As TIME wrote last October, “all kids, not just ones from families that can afford a home computer, should grow up with a mouse in their hand.” The President and I could not agree more. Access to the basic tools of the information age is no longer a luxury for our children. It is a necessity.
Today communications and information technology are transforming our economy and our society, changing the way we live, the way we work and the way we relate to one another. In recent years, information technology has been responsible for more than one-quarter of real economic growth. Jobs in information technology pay significantly more than nontechnology jobs. By the year 2000, 60% of all jobs will require the technology skills that only a fraction of Americans now have.
But technology skills become important long before people look for jobs. They become important as soon as children begin to learn. In a decade-long series of studies, the Education Department reports that students in classes that use computers outperform their peers on standardized tests of basic skills by an average of 30%. And a 1996 study showed that students with access to the Internet not only presented their final projects in more creative ways but also turned in work that was more complete and had better syntheses of different points of view. Numerous other studies show that children in technology-rich learning environments showed more enthusiasm, had higher attendance rates, developed better writing skills and displayed a greater capacity to communicate effectively about complex problems.
That’s why the President and I have worked so hard to enable all of our schools and libraries to have affordable access to telecommunications and information technology. The E-Rate program, for instance, gives crucial discounts to schools and libraries, with the steepest discounts going to the neediest communities. Through this tailored program, we are committed to helping ensure that all children–regardless of race, income or geography–can have an equal chance to learn and succeed.
Without such help, technology is yet one more hurdle for poor and rural communities struggling to keep up with richer ones. Already, America is sharply divided between those with access to computers and the Internet and those without it. Only 13% of classrooms in schools with a high percentage of minority students are connected to the Internet, compared with 27% of classrooms overall.
Some critics view the new technology as a frivolous tool of education. But more and more, computers are at the very heart of how schools teach and children learn. Other critics are worried about the changes they imagine the new technology may bring. Over the course of history, progress often spurs anxiety. When Greek merchants began importing Egyptian paper into Athens, Socrates condemned it, complaining that the use of paper would, according to writer Nicholas Allard, depersonalize interactions, disrupt human ties and “replace public discourse with less desirable and potentially dangerous private communication.”
Still other critics say we are diverting needed resources away from other, more pressing educational priorities. But we need not limit ourselves to investing in one or the other. We can do both, and we must.
Since 1993, we have worked hard to improve education from preschool to postgraduate level. We expanded Head Start, created Goals 2000 to help states set high academic standards, expanded charter schools, focused Title 1 funds more on low-income children, while setting the same standards for those children as for all others, and made college affordable to everyone through grants, loans, scholarships and tax benefits.

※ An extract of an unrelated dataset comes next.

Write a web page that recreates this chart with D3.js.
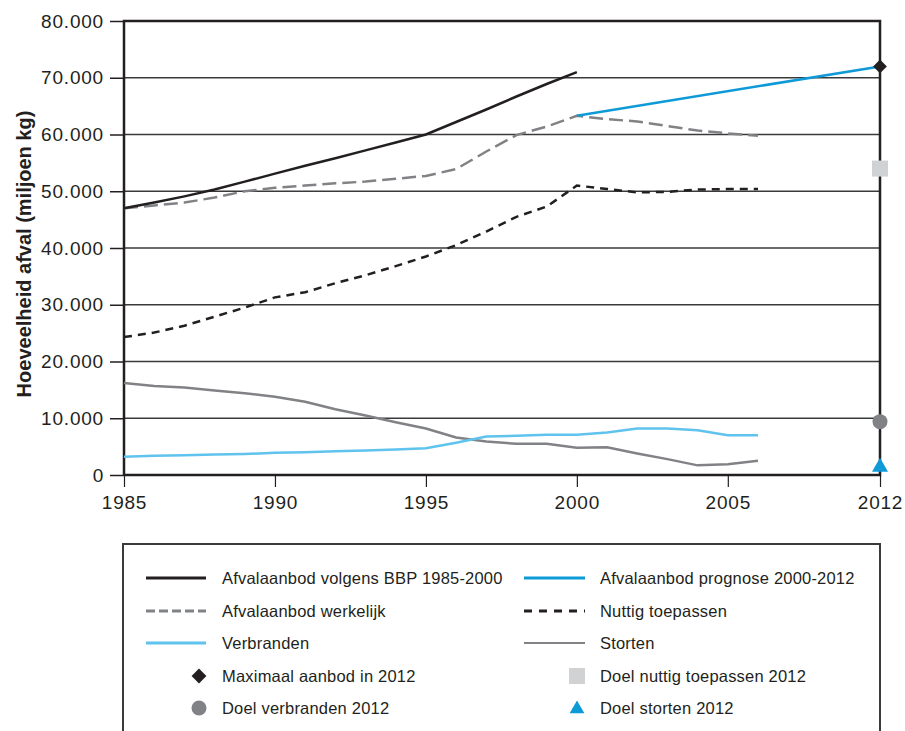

In the President’s balanced budget, which he sent to Congress in February, we propose to build on those accomplishments by expanding those key investments while also paying for 100,000 new teachers, providing tax incentives to accelerate new school construction or renovation and investing more in education technology.
All parents want to help prepare their children for the future. Today that challenge means helping them grow up in a world in which information and communications technology dominate the economy and shape our society. We must give our children–all our children–the chance to succeed in the information age, and that means giving them access to the tools that are shaping the world in which they live.